As the midterm election storm is brewing, we are closely watching the potential effects of party and committee changes on taxes and tax law. One thing is for certain, this election has the potential to have a big impact on your wallet through the stay or repeal of recently passed health care bill.
More of a rip current than a single wave, healthcare taxes and increased government regulation will hit slowly and steadily over the next few years. The 2012 provision requiring all businesses to file 1099 forms for all other businesses has been acknowledged by the IRS to be an overwhelming burden for them and for taxpayers. However, the majority won’t budge. Republicans are working to repeal this provision, however the best we may be able to hope for is a few exemptions from the requirements. This provision will increase accounting fees for many small firms by up to thousands of dollars, and will increase the cost of owning a business credit card since credit card companies will share a major portion of the reporting burden.
In 2013, upper income earners will be hit with the additional 3.8% tax on investment income. Medicare taxes will also go up .9% on upper income earners. If you have an HSA or an FSA, your taxes are going up no matter how much you make. The first way they are going up is that these tax free medical savings accounts will have their contribution limits cut in half. Next, you will be restricted in what you can purchase under the plan. For example, you will no longer be able to use these to buy over the counter drugs. If you do use them for unapproved purchases, the penalty will be doubled to 20%. And lastly, a key provision in the healthcare bill requires insurance plans to cover at least 60% of the actuarial value of the benefits offered. This could mean the end to HSAs which require the holder to be enrolled in a high deductible plan.

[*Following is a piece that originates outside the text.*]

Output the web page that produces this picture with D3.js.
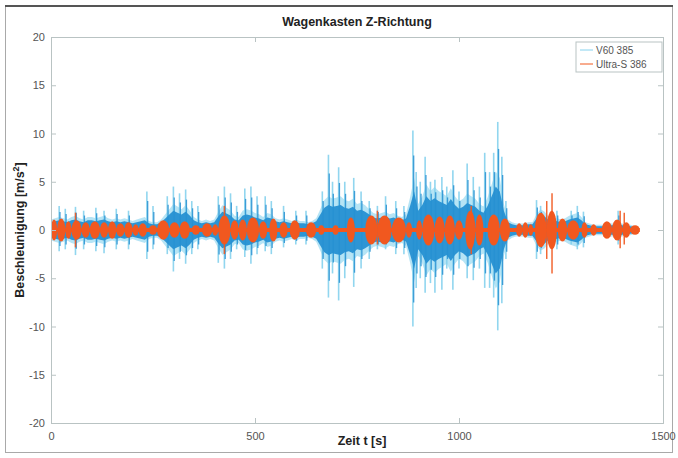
<!DOCTYPE html>
<html><head><meta charset="utf-8">
<script src="https://cdn.jsdelivr.net/npm/d3@7"></script>
<style>
html,body{margin:0;padding:0;background:#fff;}
svg{display:block;font-family:"Liberation Sans",Arial,sans-serif;}
</style></head>
<body><svg id="c" width="678" height="458"></svg>
<script>
// ---- data ----
const xTicks = [0, 500, 1000, 1500];
const yTicks = [-20, -15, -10, -5, 0, 5, 10, 15, 20];
const seriesNames = ["V60 385", "Ultra-S 386"];

// blue (V60 385) dense core envelope, every 10 s
const blueT = [0,10,20,30,40,50,60,70,80,90,100,110,120,130,140,150,160,170,180,190,200,210,220,230,240,250,260,270,280,290,300,310,320,330,340,350,360,370,380,390,400,410,420,430,440,450,460,470,480,490,500,510,520,530,540,550,560,570,580,590,600,610,620,630,640,650,660,670,680,690,700,710,720,730,740,750,760,770,780,790,800,810,820,830,840,850,860,870,880,890,900,910,920,930,940,950,960,970,980,990,1000,1010,1020,1030,1040,1050,1060,1070,1080,1090,1100,1110,1120,1130,1140,1150,1160,1170,1180,1190,1200,1210,1220,1230,1240,1250,1260,1270,1280,1290,1300,1310,1320,1330,1340,1350,1360,1370,1380,1390,1400,1410,1420,1430,1440];
const blueCore = [0.8,0.9,1.0,0.9,0.8,1.0,1.1,0.9,0.8,1.0,1.0,0.9,1.0,1.1,0.9,0.8,0.9,0.8,0.9,0.8,0.7,0.8,0.9,1.0,0.7,0.6,0.6,0.8,1.2,1.6,2.0,1.8,1.6,1.9,1.5,1.0,0.8,0.7,0.8,0.7,0.8,1.4,1.9,1.7,1.5,1.1,1.0,1.5,1.6,1.5,1.3,1.2,1.0,1.3,1.2,0.9,0.8,0.9,0.8,0.7,0.8,0.7,0.7,0.6,0.7,0.9,1.6,2.3,2.6,2.4,2.5,2.6,2.3,2.2,2.4,2.0,2.1,1.9,1.6,1.3,1.2,1.3,1.4,1.2,1.3,1.1,1.0,1.2,2.5,4.0,2.0,2.6,3.5,3.0,3.3,3.0,2.8,2.6,3.2,2.6,2.2,2.4,2.8,2.6,2.4,2.0,1.8,2.5,3.5,4.5,4.0,2.0,0.8,0.6,0.5,0.5,0.5,0.6,0.6,1.2,1.6,1.4,1.0,1.0,0.9,0.8,0.9,1.1,1.2,1.3,1.0,0.6,0.5,0.4,0.4,0.4,0.4,0.5,0.5,0.6,0.5,0.4,0.4,0.3,0.2];

// blue spikes: time, max, min
const blueSpikeT  = [20,35,60,80,110,130,160,190,235,250,285,300,315,330,345,360,410,425,440,455,475,490,505,525,540,570,600,625,665,680,690,705,720,742,760,780,800,820,845,865,887,895,905,917,930,941,958,970,985,1000,1020,1035,1050,1063,1075,1085,1095,1105,1115,1190,1200,1240,1275,1290,1305,1390];
const blueSpikeHi = [2.5,2.2,2.4,2.0,2.3,2.0,2.2,2.0,4.0,2.5,3.5,4.5,3.8,4.2,3.0,2.5,3.5,4.5,3.8,2.5,4.3,4.5,3.5,3.5,3.0,2.5,2.0,2.0,4.0,7.8,5.0,6.5,5.0,5.4,4.0,3.0,2.5,3.5,3.0,2.5,10.3,6.0,5.0,7.6,5.0,5.2,5.5,4.5,6.2,4.0,6.9,5.5,4.5,8.0,6.0,8.0,11.2,7.6,3.0,3.1,2.5,2.0,2.0,2.5,1.9,2.0];
const blueSpikeLo = [-2.2,-2.0,-2.6,-2.0,-2.2,-2.4,-2.0,-2.0,-3.0,-2.0,-2.5,-4.3,-3.0,-3.5,-2.5,-2.0,-3.4,-4.0,-3.0,-2.0,-2.8,-3.5,-2.5,-2.2,-2.5,-1.8,-1.5,-1.5,-4.0,-7.0,-4.5,-7.3,-5.0,-5.9,-4.0,-3.0,-2.0,-2.0,-2.5,-2.5,-10.0,-6.0,-5.0,-6.5,-5.5,-6.5,-6.2,-4.0,-6.2,-4.0,-5.0,-5.2,-4.0,-6.0,-6.0,-7.0,-10.4,-7.6,-3.0,-3.0,-2.5,-2.0,-1.5,-2.0,-1.8,-1.5];

// orange (Ultra-S 386) bursts: start, end, amplitude
const orangeStart = [0,15,35,50,75,95,120,140,160,180,200,215,240,260,290,315,345,370,395,410,440,460,480,510,535,560,585,625,655,690,725,770,800,835,870,895,910,940,965,990,1015,1040,1070,1100,1140,1155,1170,1186,1215,1242,1265,1300,1322,1350,1375,1400,1420];
const orangeEnd   = [15,35,50,75,95,120,140,160,180,200,215,235,260,290,315,340,365,395,410,440,460,480,510,530,555,580,610,650,670,705,745,800,835,870,885,910,940,965,990,1010,1040,1060,1100,1125,1155,1170,1182,1215,1240,1265,1295,1315,1338,1375,1400,1420,1443];
const orangeAmp   = [1.1,1.2,0.9,1.0,0.8,0.9,0.8,0.9,0.7,0.8,0.6,0.7,0.5,1.0,0.8,0.9,0.5,0.7,0.6,1.5,1.0,1.1,1.3,0.9,1.2,0.8,1.0,0.8,0.5,0.5,1.3,1.5,1.5,1.3,0.8,1.0,1.6,1.4,1.5,1.0,2.0,1.6,1.6,1.2,0.7,0.8,0.6,1.8,2.0,1.2,1.0,0.8,0.6,0.9,1.1,0.8,0.5];

// orange spikes: time, max, min
const orangeSpikeT  = [60,425,800,1030,1215,1228,1395,1405];
const orangeSpikeHi = [1.8,2.5,2.0,2.5,3.0,3.8,2.0,1.8];
const orangeSpikeLo = [-1.8,-2.5,-1.5,-2.5,-3.0,-4.5,-1.9,-1.5];

// ---- drawing ----
const svg = d3.select("#c");
const m = {l: 51, r: 663, t: 37, b: 423};
const x = d3.scaleLinear().domain([0, 1500]).range([m.l, m.r]);
const y = d3.scaleLinear().domain([-20, 20]).range([m.b, m.t]);

const BLUE = "#2690d2", BLUE_L = "#86d2ee", ORANGE = "#f1581f";
const AX = "#b9c3c3", TXT = "#555";
const fmt = d => String(d);

// outer scan frame
svg.append("rect").attr("x", 5.5).attr("y", 6.5).attr("width", 667).attr("height", 446)
  .attr("fill", "none").attr("stroke", "#a9a9a9").attr("stroke-width", 1);
svg.append("line").attr("x1", 5).attr("x2", 673).attr("y1", 6).attr("y2", 6)
  .attr("stroke", "#555").attr("stroke-width", 2);

const plot = svg.append("g");

// faint halo around blue core
const halo = d3.area().curve(d3.curveLinear)
  .x((d, i) => x(blueT[i])).y0((d, i) => y(-blueCore[i] * 1.35)).y1((d, i) => y(blueCore[i] * 1.35));
plot.append("path").datum(blueCore).attr("d", halo).attr("fill", BLUE_L).attr("opacity", 0.6);

// blue spikes (light)
plot.selectAll("line.bs").data(blueSpikeT).join("line").attr("class", "bs")
  .attr("x1", d => x(d)).attr("x2", d => x(d))
  .attr("y1", (d, i) => y(blueSpikeHi[i])).attr("y2", (d, i) => y(blueSpikeLo[i]))
  .attr("stroke", BLUE_L).attr("stroke-width", 1.6).attr("opacity", 0.9);
// darker inner part of each spike
plot.selectAll("line.bs2").data(blueSpikeT).join("line").attr("class", "bs2")
  .attr("x1", d => x(d) + 0.8).attr("x2", d => x(d) + 0.8)
  .attr("y1", (d, i) => y(blueSpikeHi[i] * 0.75)).attr("y2", (d, i) => y(blueSpikeLo[i] * 0.75))
  .attr("stroke", BLUE).attr("stroke-width", 1.3).attr("opacity", 0.85);

// blue core
const blueArea = d3.area().curve(d3.curveLinear)
  .x((d, i) => x(blueT[i])).y0((d, i) => y(-blueCore[i])).y1((d, i) => y(blueCore[i]));
plot.append("path").datum(blueCore).attr("d", blueArea).attr("fill", BLUE).attr("opacity", 0.95);

// orange baseline + bursts
plot.append("line").attr("x1", x(0)).attr("x2", x(1443)).attr("y1", y(0)).attr("y2", y(0))
  .attr("stroke", ORANGE).attr("stroke-width", 4);
plot.selectAll("line.os").data(orangeSpikeT).join("line").attr("class", "os")
  .attr("x1", d => x(d)).attr("x2", d => x(d))
  .attr("y1", (d, i) => y(orangeSpikeHi[i])).attr("y2", (d, i) => y(orangeSpikeLo[i]))
  .attr("stroke", ORANGE).attr("stroke-width", 1.5).attr("opacity", 0.9);
plot.selectAll("ellipse.ob").data(orangeStart).join("ellipse").attr("class", "ob")
  .attr("cx", (d, i) => (x(d) + x(orangeEnd[i])) / 2)
  .attr("cy", y(0))
  .attr("rx", (d, i) => (x(orangeEnd[i]) - x(d)) / 2)
  .attr("ry", (d, i) => y(0) - y(orangeAmp[i]))
  .attr("fill", ORANGE);

// axes
const axL = d3.axisLeft(y).tickValues(yTicks).tickSize(-5).tickPadding(6).tickFormat(fmt);
const axR = d3.axisRight(y).tickValues(yTicks).tickSize(-5).tickFormat("");
const axB = d3.axisBottom(x).tickValues(xTicks).tickSize(-5).tickPadding(9).tickFormat(fmt);
const axT = d3.axisTop(x).tickValues(xTicks).tickSize(-5).tickFormat("");
function style(g) {
  g.selectAll("path,line").attr("stroke", AX);
  g.selectAll("text").attr("fill", TXT).style("font-size", "11px").style("font-family", "Liberation Sans, Arial, sans-serif");
}
svg.append("g").attr("transform", `translate(${m.l},0)`).call(axL).call(style);
svg.append("g").attr("transform", `translate(${m.r},0)`).call(axR).call(style);
svg.append("g").attr("transform", `translate(0,${m.b})`).call(axB).call(style);
svg.append("g").attr("transform", `translate(0,${m.t})`).call(axT).call(style);

// title and labels
svg.append("text").attr("x", (m.l + m.r) / 2).attr("y", 26).attr("text-anchor", "middle")
  .attr("font-weight", "bold").attr("font-size", 12.5).attr("fill", "#222").text("Wagenkasten Z-Richtung");
svg.append("text").attr("x", (m.l + m.r) / 2 + 5).attr("y", 445).attr("text-anchor", "middle")
  .attr("font-weight", "bold").attr("font-size", 12.5).attr("fill", "#222").text("Zeit t [s]");
const yl = svg.append("text").attr("transform", `translate(24,${(m.t + m.b) / 2}) rotate(-90)`)
  .attr("text-anchor", "middle").attr("font-weight", "bold").attr("font-size", 12.5).attr("fill", "#222");
yl.append("tspan").text("Beschleunigung [m/s");
yl.append("tspan").attr("dy", -5).attr("font-size", 9).text("2");
yl.append("tspan").attr("dy", 5).text("]");

// legend
const lg = svg.append("g").attr("transform", "translate(576,42)");
lg.append("rect").attr("width", 86).attr("height", 30).attr("fill", "#fff").attr("stroke", AX);
const lc = [BLUE_L, ORANGE];
seriesNames.forEach((n, i) => {
  lg.append("line").attr("x1", 4).attr("x2", 17).attr("y1", 8 + i * 14).attr("y2", 8 + i * 14)
    .attr("stroke", lc[i]).attr("stroke-width", 1);
  lg.append("text").attr("x", 20).attr("y", 12 + i * 14).attr("font-size", 10).attr("fill", TXT).text(n);
});
</script></body></html>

The other way healthcare taxes will hit us is through increased prices on insurance and medical products. Much of the healthcare bill is paid for through embedded taxes on pharmaceuticals, medical equipment makers, and insurance companies. Already many of us are feeling the squeeze as insurance rates steadily rise to meet future costs.
I think we would all like to believe that if taxes go up it will only be on the “wealthiest Americans” and only back to pre-Bush levels. However, nixing an extension of the tax cuts for the top two brackets will only save $700 billion over 10 years, or $70 billion a year. The deficit for 2010 is projected to be the same as 2009 at a whopping $1.4 trillion. Expect shrinking and expiring credits and deductions for everyone until Washington can plug the spending hole.
This is enough to make every American start singing the blues!